State Sovereignty and More Deference to States
This is a significant victory not only for defendant toxic tortfeasors but also for states as separate and sovereign entities. As Justice Kennedy stated, “Because the States are independent sovereigns in our federal system, the Court assumes that the historic police powers of the States were not to be superseded by the Federal Act unless that was the clear and manifest purpose of Congress.” This reaffirms the rights of states to protect their defendants and not only reestablishes their authority to enact statutes that may help them nurture more business-friendly environments but also disposes of the fear that their state-enacted statutes that support their sovereignty will later be preempted by federal law. With this recent decision on their side, states that do not currently have statutes of repose in place may be prompted to enact statutes of repose and further engage in tort reform.
Consequences for the Injured Plaintiffs
Since CERCLA was promulgated in 1980, and many contaminated sites were remediated more than a decade ago, states that have already enacted statutes of repose will leave plaintiffs without a remedy as claims they file thereby will be barred. Even in states that do not currently have statutes of repose, plaintiffs may feel more pressure to evaluate and file claims in a more timely fashion due to cautionary concerns that state legislatures may enact such statutes or other tort reform measures in the future.

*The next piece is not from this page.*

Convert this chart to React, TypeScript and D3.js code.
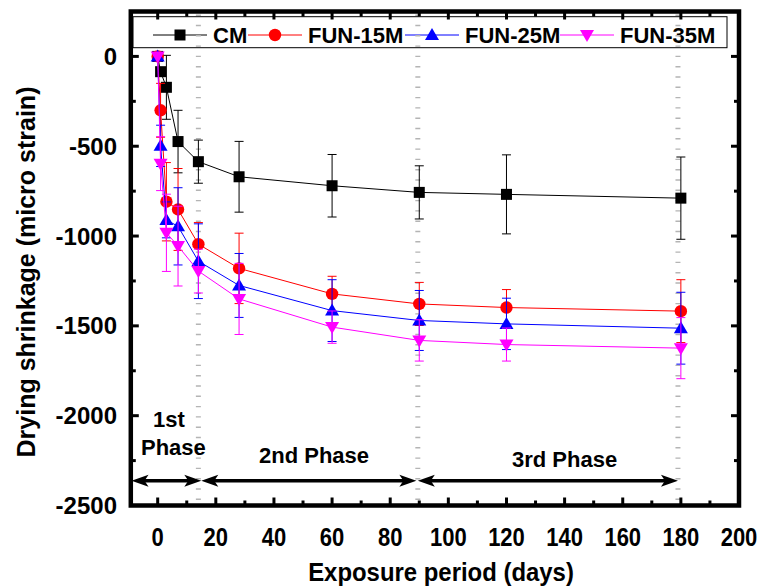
import React from 'react';
import * as d3 from 'd3';

const days = [0, 1, 3, 7, 14, 28, 60, 90, 120, 180];
const seriesNames = ['CM', 'FUN-15M', 'FUN-25M', 'FUN-35M'];
const cmValues = [0, -85, -172, -474, -586, -670, -720, -757, -768, -789];
const cmErrors = [0, 20, 178, 174, 120, 197, 174, 148, 220, 229];
const fun15Values = [0, -300, -809, -852, -1045, -1180, -1322, -1378, -1398, -1418];
const fun15Errors = [0, 150, 218, 228, 120, 196, 98, 120, 100, 175];
const fun25Values = [0, -498, -910, -946, -1140, -1275, -1415, -1470, -1489, -1513];
const fun25Errors = [0, 115, 100, 215, 208, 178, 172, 167, 143, 200];
const fun35Values = [0, -597, -982, -1056, -1195, -1350, -1507, -1581, -1604, -1624];
const fun35Errors = [0, 150, 215, 222, 122, 198, 90, 115, 92, 170];

const xTicks = [0, 20, 40, 60, 80, 100, 120, 140, 160, 180, 200];
const yTicks = [0, -500, -1000, -1500, -2000, -2500];
const phaseLines = [14, 89.5, 179];
const phaseArrows: [number, number][] = [[-9, 15], [15, 89], [89.5, 179]];
const phaseArrowLevel = -2362;
const phaseLabels = [
  { text: '1st', x: 3.9, y: -2062 },
  { text: 'Phase', x: 5.4, y: -2219 },
  { text: '2nd Phase', x: 53.8, y: -2264 },
  { text: '3rd Phase', x: 140, y: -2285 },
];

const colors = ['#000000', '#ff0000', '#0000ff', '#ff00ff'];
const shapes = ['square', 'circle', 'up', 'down'];

const W = 762;
const H = 588;
const FONT = '"Liberation Sans", Arial, sans-serif';

function Marker({ shape, x, y, color }: { shape: string; x: number; y: number; color: string }) {
  if (shape === 'square') return <rect x={x - 5.5} y={y - 5.5} width={11} height={11} fill={color} />;
  if (shape === 'circle') return <circle cx={x} cy={y} r={6.2} fill={color} />;
  if (shape === 'up') return <path d={`M${x},${y - 7}L${x + 7},${y + 5}L${x - 7},${y + 5}Z`} fill={color} />;
  return <path d={`M${x},${y + 7}L${x + 7},${y - 5}L${x - 7},${y - 5}Z`} fill={color} />;
}

export default function App() {
  const x = d3.scaleLinear().domain([-9.25, 200]).range([130.8, 739]);
  const y = d3.scaleLinear().domain([-2500, 250]).range([505.5, 11.5]);
  const left = x(-9.25), right = x(200), top = y(250), bottom = y(-2500);

  const values = [cmValues, fun15Values, fun25Values, fun35Values];
  const errors = [cmErrors, fun15Errors, fun25Errors, fun35Errors];
  const line = d3.line<number>().x((_, i) => x(days[i])).y((d) => y(d));

  const xMinor = d3.range(10, 200, 20);
  const yMinor = d3.range(-250, -2500, -500);

  const legendX = [153, 248, 405, 560];

  const arrowHead = (tipX: number, tipY: number, dir: number) => {
    const L = 17, hw = 6;
    return `M${tipX},${tipY}L${tipX - dir * L},${tipY - hw}L${tipX - dir * (L - 4)},${tipY}L${tipX - dir * L},${tipY + hw}Z`;
  };

  return (
    <svg width={W} height={H} style={{ position: 'absolute', left: 0, top: 0, display: 'block', background: '#fff' }} fontFamily={FONT}>
      <rect x={0} y={0} width={W} height={H} fill="#fff" />

      <rect x={133} y={16.7} width={594} height={31} fill="#fff" stroke="#000" strokeWidth={1} />
      {seriesNames.map((name, i) => (
        <g key={name}>
          <line x1={legendX[i]} x2={legendX[i] + 54} y1={35} y2={35} stroke={colors[i]} strokeWidth={1} />
          <Marker shape={shapes[i]} x={legendX[i] + 27} y={35} color={colors[i]} />
          <text x={legendX[i] + 60} y={43.3} fontSize={22} fontWeight="bold" fill="#000">{name}</text>
        </g>
      ))}

      {phaseLines.map((d) => (
        <line key={d} x1={x(d)} x2={x(d)} y1={top + 3} y2={bottom - 3} stroke="#b4b4b4" strokeWidth={5} strokeDasharray="1.4 8.9" />
      ))}

      {values.map((vals, si) => (
        <g key={si}>
          <path d={line(vals) || ''} fill="none" stroke={colors[si]} strokeWidth={1} />
          {vals.map((v, i) => {
            const e = errors[si][i];
            if (!e) return null;
            const cx = x(days[i]);
            return (
              <g key={i} stroke={colors[si]} strokeWidth={1}>
                <line x1={cx} x2={cx} y1={y(v + e)} y2={y(v - e)} />
                <line x1={cx - 4.5} x2={cx + 4.5} y1={y(v + e)} y2={y(v + e)} />
                <line x1={cx - 4.5} x2={cx + 4.5} y1={y(v - e)} y2={y(v - e)} />
              </g>
            );
          })}
          {vals.map((v, i) => (
            <Marker key={i} shape={shapes[si]} x={x(days[i])} y={y(v)} color={colors[si]} />
          ))}
        </g>
      ))}

      {phaseArrows.map(([a, b], i) => {
        const ay = y(phaseArrowLevel);
        return (
          <g key={i}>
            <line x1={x(a) + 8} x2={x(b) - 8} y1={ay} y2={ay} stroke="#000" strokeWidth={3.5} />
            <path d={arrowHead(x(a), ay, -1)} fill="#000" />
            <path d={arrowHead(x(b), ay, 1)} fill="#000" />
          </g>
        );
      })}
      {phaseLabels.map((p, i) => (
        <text key={i} x={x(p.x)} y={y(p.y)} fontSize={22} fontWeight="bold" textAnchor="middle">{p.text}</text>
      ))}

      <rect x={left} y={top} width={right - left} height={bottom - top} fill="none" stroke="#000" strokeWidth={4.5} />

      <g stroke="#000" strokeWidth={3}>
        {xTicks.map((t) => (
          <g key={t}>
            <line x1={x(t)} x2={x(t)} y1={bottom} y2={bottom - 8} />
            <line x1={x(t)} x2={x(t)} y1={top} y2={top + 8} />
          </g>
        ))}
        {xMinor.map((t) => (
          <g key={t}>
            <line x1={x(t)} x2={x(t)} y1={bottom} y2={bottom - 5} />
            <line x1={x(t)} x2={x(t)} y1={top} y2={top + 5} />
          </g>
        ))}
        {yTicks.map((t) => (
          <g key={t}>
            <line x1={left} x2={left + 8} y1={y(t)} y2={y(t)} />
            <line x1={right} x2={right - 8} y1={y(t)} y2={y(t)} />
          </g>
        ))}
        {yMinor.map((t) => (
          <g key={t}>
            <line x1={left} x2={left + 5} y1={y(t)} y2={y(t)} />
            <line x1={right} x2={right - 5} y1={y(t)} y2={y(t)} />
          </g>
        ))}
      </g>

      {xTicks.map((t) => (
        <text key={t} transform={`translate(${x(t)},546) scale(0.88,1)`} fontSize={25} fontWeight="bold" textAnchor="middle">{t}</text>
      ))}
      {yTicks.map((t) => (
        <text key={t} x={117} y={y(t) + 8.5} fontSize={24} fontWeight="bold" textAnchor="end">{t}</text>
      ))}

      <text transform={`translate(441,581) scale(0.92,1)`} fontSize={26} fontWeight="bold" textAnchor="middle">Exposure period (days)</text>
      <text transform={`translate(35,272) rotate(-90)`} fontSize={25} fontWeight="bold" textAnchor="middle">Drying shrinkage (micro strain)</text>
    </svg>
  );
}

Assurance to Businesses and Defendants
The assurance to defendants and businesses that there is a possible end to these environmental liabilities is both refreshing and essential, especially when considering the devastating financial impact that perceptually unlimited asbestos litigation has wreaked on businesses large and small, a significant number of which have long succumbed to Chapter 7 and 11 bankruptcies. CTS Corp. v. Waldburger may enable businesses in states having relevant statutes of repose to plan and more freely engage in business transactions and to generally focus on the business of business, while eschewing the business of risk and costly litigation.